Hors de France, il existe des avis autrement plus dignes de foi du fait que ceux qui les ont prononcés étaient des locuteurs de l’espéranto :

Franz Jonas, président de la république d’Autriche, en espéranto lors de son discours d’accueil prononcé dans un parfait espéranto (l’enregistrement existe) au congrès universel de Vienne en 1970 :

« Bien que la vie internationale devienne toujours plus intense, le monde officiel perpétue les vieilles et inadéquates méthodes de compréhension linguistique. Il est vrai que la technique moderne contribue à faciliter la tâche des interprètes professionnels lors des congrès, mais rien de plus. Leurs moyens techniques sont des jouets inadaptés par rapport à la tâche d’ampleur mondiale à accomplir, c’est-à-dire s’élever au-dessus des barrières entre les peuples, entre des millions d’hommes. »

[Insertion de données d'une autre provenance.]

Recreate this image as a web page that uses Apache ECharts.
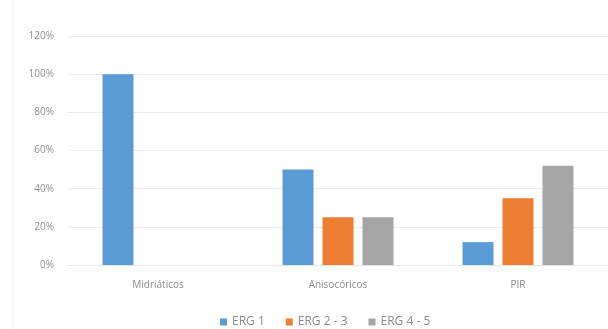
<!DOCTYPE html>
<html><head><meta charset="utf-8">
<script src="https://cdn.jsdelivr.net/npm/echarts@6/dist/echarts.min.js"></script>
<style>html,body{margin:0;padding:0;background:#fff}#c{width:608px;height:329px}</style>
</head><body><div id="c"></div>
<script>
const categories = ['Midriáticos', 'Anisocóricos', 'PIR'];
const erg1 = [100, 50, 12];
const erg23 = [null, 25, 35];
const erg45 = [null, 25, 52];
const seriesNames = ['ERG 1', 'ERG 2 - 3', 'ERG 4 - 5'];
const colors = ['#5B9BD5', '#ED7D31', '#A5A5A5'];

const chart = echarts.init(document.getElementById('c'));
const mk = (name, data, color) => ({
  name, type: 'bar', data, barWidth: 31, barGap: '29%',
  itemStyle: { color }
});
chart.setOption({
  animation: false,
  graphic: [{ type: 'line', shape: { x1: 13, y1: 0, x2: 13, y2: 329 }, style: { stroke: '#eeeeee', lineWidth: 1 } }],
  grid: { left: 68, right: 0, top: 36, bottom: 64 },
  legend: {
    left: 215, top: 311, itemWidth: 7, itemHeight: 7, itemGap: 21, icon: 'rect',
    textStyle: { color: '#8a8a8a', fontSize: 12, fontFamily: 'Open Sans' },
    data: seriesNames
  },
  xAxis: {
    type: 'category', data: categories,
    axisLine: { lineStyle: { color: '#e6e6e6' } }, axisTick: { show: false },
    axisLabel: { color: '#8a8a8a', fontSize: 10, margin: 15, fontFamily: 'Open Sans' }
  },
  yAxis: {
    type: 'value', min: 0, max: 120, interval: 20,
    axisLabel: { formatter: '{value}%', color: '#8f8f8f', fontSize: 10, margin: 14, fontFamily: 'Open Sans' },
    splitLine: { lineStyle: { color: '#ececec' } },
    axisLine: { show: false }, axisTick: { show: false }
  },
  series: [mk(seriesNames[0], erg1, colors[0]), mk(seriesNames[1], erg23, colors[1]), mk(seriesNames[2], erg45, colors[2])]
});
</script></body></html>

A noter en passant (ça cadre parfaitement avec le contenu de cet article), que, lors d’une visite officielle à Paris, le 22 mars 1972, le président Jonas avait réservé un instant pour une délégation de trois espérantistes français (dont Roland Grandière pour SAT-Amikaro) à l’Hôtel Crillon, où se tenait une réception avec de nombreux ambassadeurs étrangers, ministres et journalistes. A la grande surprise de tout ce beau monde, il avait eu l’audace de parler en espéranto, comme à des amis de longue date, avec ces trois représentants. Il avait manifesté de l’intérêt pour la situation de la langue en France, en particulier auprès des jeunes. Dans son numéro du 25 avril 1974, après la mort du président (le 24.4), le correspondant à Vienne du « Monde » n’avait rien trouvé de mieux que de faire une allusion désobligeante à son goût immodéré pour l’espéranto. Il me semble qu’une allusion du même tonneau était déjà parue dans le numéro de ce quotidien après la visite du président à Paris. Si un lecteur ou une lectrice peut me procurer l’image jpg de cet article, merci d’avance ! Ça mérite d’être encadré et montré dans des musées de l’espéranto et aussi de la presse.

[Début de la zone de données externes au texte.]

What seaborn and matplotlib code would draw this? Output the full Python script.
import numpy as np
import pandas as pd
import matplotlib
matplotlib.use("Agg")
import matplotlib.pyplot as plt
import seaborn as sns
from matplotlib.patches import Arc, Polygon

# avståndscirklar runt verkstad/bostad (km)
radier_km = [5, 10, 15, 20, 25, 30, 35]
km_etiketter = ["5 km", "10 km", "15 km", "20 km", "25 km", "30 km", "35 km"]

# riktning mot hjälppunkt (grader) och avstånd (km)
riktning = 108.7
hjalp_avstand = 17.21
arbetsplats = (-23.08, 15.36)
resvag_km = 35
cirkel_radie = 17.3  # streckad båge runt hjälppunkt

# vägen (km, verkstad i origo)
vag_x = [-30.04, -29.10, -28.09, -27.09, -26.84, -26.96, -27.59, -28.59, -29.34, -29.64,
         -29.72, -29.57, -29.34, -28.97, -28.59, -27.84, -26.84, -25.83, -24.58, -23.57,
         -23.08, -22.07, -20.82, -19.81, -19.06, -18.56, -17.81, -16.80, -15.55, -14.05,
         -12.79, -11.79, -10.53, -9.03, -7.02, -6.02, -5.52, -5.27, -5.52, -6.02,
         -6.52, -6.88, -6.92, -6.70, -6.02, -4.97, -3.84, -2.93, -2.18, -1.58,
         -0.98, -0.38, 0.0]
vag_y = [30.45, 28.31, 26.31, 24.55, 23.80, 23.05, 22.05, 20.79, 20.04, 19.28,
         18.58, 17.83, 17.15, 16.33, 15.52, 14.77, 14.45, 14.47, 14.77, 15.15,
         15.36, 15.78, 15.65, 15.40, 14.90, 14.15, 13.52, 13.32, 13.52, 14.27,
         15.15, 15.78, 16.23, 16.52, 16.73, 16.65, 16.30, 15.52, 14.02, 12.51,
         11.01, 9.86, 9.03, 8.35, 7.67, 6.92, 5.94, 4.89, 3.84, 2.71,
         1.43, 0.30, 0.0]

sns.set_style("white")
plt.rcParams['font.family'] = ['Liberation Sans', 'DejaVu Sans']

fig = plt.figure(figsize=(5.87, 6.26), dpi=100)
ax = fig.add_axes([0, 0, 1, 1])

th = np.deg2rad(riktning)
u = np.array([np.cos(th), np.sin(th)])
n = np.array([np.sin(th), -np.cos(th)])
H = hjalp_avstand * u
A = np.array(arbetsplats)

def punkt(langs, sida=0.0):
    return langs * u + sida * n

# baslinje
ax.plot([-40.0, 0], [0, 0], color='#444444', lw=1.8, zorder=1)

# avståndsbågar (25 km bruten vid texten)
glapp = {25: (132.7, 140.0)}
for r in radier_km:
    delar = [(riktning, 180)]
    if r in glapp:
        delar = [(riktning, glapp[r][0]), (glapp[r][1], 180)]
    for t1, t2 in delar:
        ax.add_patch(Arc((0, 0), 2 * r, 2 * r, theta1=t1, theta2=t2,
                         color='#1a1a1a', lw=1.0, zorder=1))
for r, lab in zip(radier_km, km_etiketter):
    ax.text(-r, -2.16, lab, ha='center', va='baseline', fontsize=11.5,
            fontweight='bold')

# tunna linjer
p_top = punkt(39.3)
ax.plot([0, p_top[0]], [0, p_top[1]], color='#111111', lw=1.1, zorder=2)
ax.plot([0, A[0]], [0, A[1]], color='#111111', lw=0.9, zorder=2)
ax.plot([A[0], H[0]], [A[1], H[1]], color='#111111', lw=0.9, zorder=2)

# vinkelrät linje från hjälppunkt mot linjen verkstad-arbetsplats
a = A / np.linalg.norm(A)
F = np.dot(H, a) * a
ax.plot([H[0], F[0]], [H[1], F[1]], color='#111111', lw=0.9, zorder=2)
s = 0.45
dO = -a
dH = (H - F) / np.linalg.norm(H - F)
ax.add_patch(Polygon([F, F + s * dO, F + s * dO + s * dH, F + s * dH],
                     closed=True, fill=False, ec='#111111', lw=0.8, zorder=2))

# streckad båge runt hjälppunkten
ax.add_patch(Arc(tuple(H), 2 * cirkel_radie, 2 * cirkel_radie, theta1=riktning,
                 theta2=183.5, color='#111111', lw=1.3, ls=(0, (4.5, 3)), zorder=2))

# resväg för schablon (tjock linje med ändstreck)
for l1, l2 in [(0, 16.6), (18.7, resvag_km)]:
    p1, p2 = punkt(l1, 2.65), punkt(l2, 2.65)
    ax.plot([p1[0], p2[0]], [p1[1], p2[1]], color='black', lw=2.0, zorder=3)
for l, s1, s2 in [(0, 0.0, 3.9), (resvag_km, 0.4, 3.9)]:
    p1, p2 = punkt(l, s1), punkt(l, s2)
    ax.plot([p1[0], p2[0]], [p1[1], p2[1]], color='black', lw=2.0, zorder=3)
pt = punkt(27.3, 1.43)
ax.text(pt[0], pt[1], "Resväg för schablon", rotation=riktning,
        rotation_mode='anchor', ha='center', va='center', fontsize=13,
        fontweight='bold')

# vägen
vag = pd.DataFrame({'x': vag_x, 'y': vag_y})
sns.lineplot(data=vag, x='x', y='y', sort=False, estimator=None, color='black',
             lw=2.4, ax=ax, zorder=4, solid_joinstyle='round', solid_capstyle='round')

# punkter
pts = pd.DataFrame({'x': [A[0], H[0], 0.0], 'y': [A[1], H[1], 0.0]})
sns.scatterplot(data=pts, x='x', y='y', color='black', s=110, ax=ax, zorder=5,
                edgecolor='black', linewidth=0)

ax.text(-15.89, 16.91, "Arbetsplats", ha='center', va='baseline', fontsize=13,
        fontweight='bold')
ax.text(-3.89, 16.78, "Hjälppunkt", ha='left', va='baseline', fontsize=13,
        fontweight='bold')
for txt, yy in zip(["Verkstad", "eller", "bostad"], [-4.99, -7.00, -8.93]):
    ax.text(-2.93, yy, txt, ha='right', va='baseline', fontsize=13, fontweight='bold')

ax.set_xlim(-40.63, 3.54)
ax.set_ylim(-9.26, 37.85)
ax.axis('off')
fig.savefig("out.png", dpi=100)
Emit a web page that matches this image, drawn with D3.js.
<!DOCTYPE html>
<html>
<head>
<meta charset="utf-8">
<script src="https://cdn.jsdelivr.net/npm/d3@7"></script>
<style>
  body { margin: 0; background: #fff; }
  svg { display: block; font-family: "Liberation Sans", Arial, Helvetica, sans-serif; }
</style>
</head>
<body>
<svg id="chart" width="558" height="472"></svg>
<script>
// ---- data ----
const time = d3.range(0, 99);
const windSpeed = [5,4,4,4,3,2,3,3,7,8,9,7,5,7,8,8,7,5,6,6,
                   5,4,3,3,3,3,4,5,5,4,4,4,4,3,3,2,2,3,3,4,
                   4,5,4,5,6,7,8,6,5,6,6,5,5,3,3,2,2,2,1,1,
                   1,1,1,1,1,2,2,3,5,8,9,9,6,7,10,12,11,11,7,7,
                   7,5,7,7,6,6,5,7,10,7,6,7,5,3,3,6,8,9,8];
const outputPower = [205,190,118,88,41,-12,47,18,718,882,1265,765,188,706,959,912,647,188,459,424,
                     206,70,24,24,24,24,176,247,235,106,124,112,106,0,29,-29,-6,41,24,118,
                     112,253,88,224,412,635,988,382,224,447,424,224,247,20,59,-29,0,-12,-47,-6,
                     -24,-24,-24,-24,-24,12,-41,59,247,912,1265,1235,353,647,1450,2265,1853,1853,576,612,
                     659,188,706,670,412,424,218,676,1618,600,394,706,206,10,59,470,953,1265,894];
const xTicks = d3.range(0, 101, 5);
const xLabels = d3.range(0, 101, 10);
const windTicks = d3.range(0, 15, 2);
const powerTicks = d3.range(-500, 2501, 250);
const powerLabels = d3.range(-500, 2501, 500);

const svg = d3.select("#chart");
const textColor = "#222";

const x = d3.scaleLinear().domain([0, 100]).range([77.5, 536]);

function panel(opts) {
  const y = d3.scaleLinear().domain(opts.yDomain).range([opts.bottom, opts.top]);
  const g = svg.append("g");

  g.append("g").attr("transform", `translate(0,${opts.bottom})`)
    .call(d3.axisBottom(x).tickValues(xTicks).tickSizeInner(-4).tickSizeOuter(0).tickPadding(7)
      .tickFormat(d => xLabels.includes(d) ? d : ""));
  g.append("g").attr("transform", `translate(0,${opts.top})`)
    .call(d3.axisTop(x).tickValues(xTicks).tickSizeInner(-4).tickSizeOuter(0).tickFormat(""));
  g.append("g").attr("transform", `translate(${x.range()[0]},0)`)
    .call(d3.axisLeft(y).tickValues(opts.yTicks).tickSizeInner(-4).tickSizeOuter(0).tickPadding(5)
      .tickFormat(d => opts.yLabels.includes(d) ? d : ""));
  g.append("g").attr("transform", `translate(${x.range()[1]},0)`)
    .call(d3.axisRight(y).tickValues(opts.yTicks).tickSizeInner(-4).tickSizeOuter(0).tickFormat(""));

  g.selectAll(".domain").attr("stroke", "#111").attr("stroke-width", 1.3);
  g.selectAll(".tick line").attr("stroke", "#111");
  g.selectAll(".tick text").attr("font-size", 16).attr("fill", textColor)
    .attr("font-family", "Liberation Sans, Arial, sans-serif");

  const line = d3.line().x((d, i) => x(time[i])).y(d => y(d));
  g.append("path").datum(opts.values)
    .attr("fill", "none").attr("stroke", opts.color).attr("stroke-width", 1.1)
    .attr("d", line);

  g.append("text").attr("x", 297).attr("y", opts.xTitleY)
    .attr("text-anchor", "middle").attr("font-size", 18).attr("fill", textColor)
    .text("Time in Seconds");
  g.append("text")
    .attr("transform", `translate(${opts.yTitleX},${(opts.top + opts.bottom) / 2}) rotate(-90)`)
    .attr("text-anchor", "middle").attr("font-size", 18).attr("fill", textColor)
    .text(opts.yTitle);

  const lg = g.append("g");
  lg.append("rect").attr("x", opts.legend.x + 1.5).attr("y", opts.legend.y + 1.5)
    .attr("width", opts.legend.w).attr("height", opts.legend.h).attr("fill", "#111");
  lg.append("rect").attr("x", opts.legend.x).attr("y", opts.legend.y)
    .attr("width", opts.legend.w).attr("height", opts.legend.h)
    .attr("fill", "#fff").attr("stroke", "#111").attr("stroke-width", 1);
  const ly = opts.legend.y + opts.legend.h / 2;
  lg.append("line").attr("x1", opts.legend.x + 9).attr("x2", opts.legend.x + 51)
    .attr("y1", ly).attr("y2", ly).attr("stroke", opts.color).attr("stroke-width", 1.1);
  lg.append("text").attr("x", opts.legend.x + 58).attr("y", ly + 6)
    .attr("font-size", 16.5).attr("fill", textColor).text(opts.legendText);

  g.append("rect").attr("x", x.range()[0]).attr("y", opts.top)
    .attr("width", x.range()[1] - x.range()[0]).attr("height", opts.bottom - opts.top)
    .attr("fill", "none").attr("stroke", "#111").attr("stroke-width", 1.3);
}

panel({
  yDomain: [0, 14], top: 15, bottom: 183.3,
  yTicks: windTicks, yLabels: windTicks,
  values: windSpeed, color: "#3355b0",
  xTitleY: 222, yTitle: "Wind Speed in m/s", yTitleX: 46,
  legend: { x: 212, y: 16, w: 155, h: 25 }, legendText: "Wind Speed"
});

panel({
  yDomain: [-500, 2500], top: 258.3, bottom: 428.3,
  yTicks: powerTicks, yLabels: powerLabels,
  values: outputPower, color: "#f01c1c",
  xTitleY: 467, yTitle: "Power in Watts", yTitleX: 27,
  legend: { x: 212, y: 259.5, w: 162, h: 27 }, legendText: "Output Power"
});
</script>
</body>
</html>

Après cette digression, il semble utile d’ajouter l’avis de Wilhem Drees (1886-1988), qui fut longtemps premier ministre des Pays-Bas à partir de 1947 et l’artisan du relèvement de ce pays après la seconde guerre mondiale : « Nous devons enfin avoir une langue commune pour l’utilisation internationale et, aussi séduisante que puisse paraître l’idée de choisir pour cette langue internationale l’une de celles qui sont déjà parlées par des centaines de millions d’hommes, je suis malgré tout convaincu qu’une langue neutre comme l’espéranto - devant laquelle tous les hommes se trouvent égaux en droits - est préférable. »

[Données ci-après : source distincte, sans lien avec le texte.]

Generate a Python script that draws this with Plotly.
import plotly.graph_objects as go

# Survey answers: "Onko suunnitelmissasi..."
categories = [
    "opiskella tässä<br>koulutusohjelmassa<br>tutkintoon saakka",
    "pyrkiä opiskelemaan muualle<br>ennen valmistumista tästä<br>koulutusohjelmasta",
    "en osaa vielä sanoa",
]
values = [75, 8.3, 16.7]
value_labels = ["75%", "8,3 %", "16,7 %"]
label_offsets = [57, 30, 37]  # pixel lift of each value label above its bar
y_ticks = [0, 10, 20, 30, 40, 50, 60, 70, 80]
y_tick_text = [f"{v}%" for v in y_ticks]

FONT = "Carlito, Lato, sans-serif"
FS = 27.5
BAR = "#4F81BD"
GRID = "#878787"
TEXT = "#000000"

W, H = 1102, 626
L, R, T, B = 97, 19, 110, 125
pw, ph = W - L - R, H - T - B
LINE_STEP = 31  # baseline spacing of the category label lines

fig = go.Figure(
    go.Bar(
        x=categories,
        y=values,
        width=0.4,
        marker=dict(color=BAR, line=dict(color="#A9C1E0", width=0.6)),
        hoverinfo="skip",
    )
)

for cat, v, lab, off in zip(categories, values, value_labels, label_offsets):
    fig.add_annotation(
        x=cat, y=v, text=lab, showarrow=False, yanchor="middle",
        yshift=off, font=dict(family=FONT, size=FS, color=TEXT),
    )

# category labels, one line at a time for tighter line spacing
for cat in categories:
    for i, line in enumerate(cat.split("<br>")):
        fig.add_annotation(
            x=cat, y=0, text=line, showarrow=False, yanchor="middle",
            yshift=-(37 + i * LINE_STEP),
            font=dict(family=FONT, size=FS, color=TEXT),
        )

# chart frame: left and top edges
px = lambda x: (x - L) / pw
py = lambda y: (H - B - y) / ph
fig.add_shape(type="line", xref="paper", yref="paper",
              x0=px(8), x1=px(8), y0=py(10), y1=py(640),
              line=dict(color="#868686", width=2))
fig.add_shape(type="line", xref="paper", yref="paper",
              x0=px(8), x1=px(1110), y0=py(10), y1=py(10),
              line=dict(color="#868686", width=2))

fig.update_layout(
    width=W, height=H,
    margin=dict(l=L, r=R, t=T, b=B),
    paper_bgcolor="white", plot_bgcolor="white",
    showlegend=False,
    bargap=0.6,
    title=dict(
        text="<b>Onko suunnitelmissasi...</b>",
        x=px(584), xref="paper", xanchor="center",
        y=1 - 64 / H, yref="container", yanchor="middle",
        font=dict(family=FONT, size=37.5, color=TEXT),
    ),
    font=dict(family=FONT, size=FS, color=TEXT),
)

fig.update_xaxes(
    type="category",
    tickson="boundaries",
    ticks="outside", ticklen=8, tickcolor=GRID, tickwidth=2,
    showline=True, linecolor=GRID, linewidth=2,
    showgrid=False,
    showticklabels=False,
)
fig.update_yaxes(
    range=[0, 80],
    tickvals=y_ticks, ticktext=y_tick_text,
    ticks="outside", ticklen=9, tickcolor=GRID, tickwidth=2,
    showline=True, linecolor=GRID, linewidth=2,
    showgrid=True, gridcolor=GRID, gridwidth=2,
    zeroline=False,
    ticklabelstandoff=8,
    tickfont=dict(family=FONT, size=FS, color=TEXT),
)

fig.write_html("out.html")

Lui aussi le parlait parfaitement et il était membre de FLE, l’équivalent de SAT-Amikaro pour les Pays-Bas.

Ferdinand Eisen, Ministre de l’Education d’Estonie (genre vilain petit canard pas vraiment apprécié par le pouvoir soviétique !) : « L’enseignement et la diffusion de l’espéranto aident ensemble à une meilleure compréhension entre les peuples, à l’accroissement de la communication entre les jeunes de divers pays, à leur éducation dans l’esprit de l’internationalisme, dans l’esprit de compréhension et d’estime des autres cultures. »

Il y a eu aussi Tito, qui l’avait appris en prison : “L’espéranto doit être introduit dans les écoles, non point par un décret d’en haut, mais par l’exigence consciente de l’opinion publique informée, par conséquent depuis la base d’une manière vraiment démocratique.“

Ce que visent mes articles, c’est précisément d’informer l’opinion publique. Ceux qui y voient de la propagande ou du prosélytisme ont l’esprit sérieusement tordu, car en matière de propagande, de bourrage de crâne et de prosélytisme, il y a surdose pour l’anglais.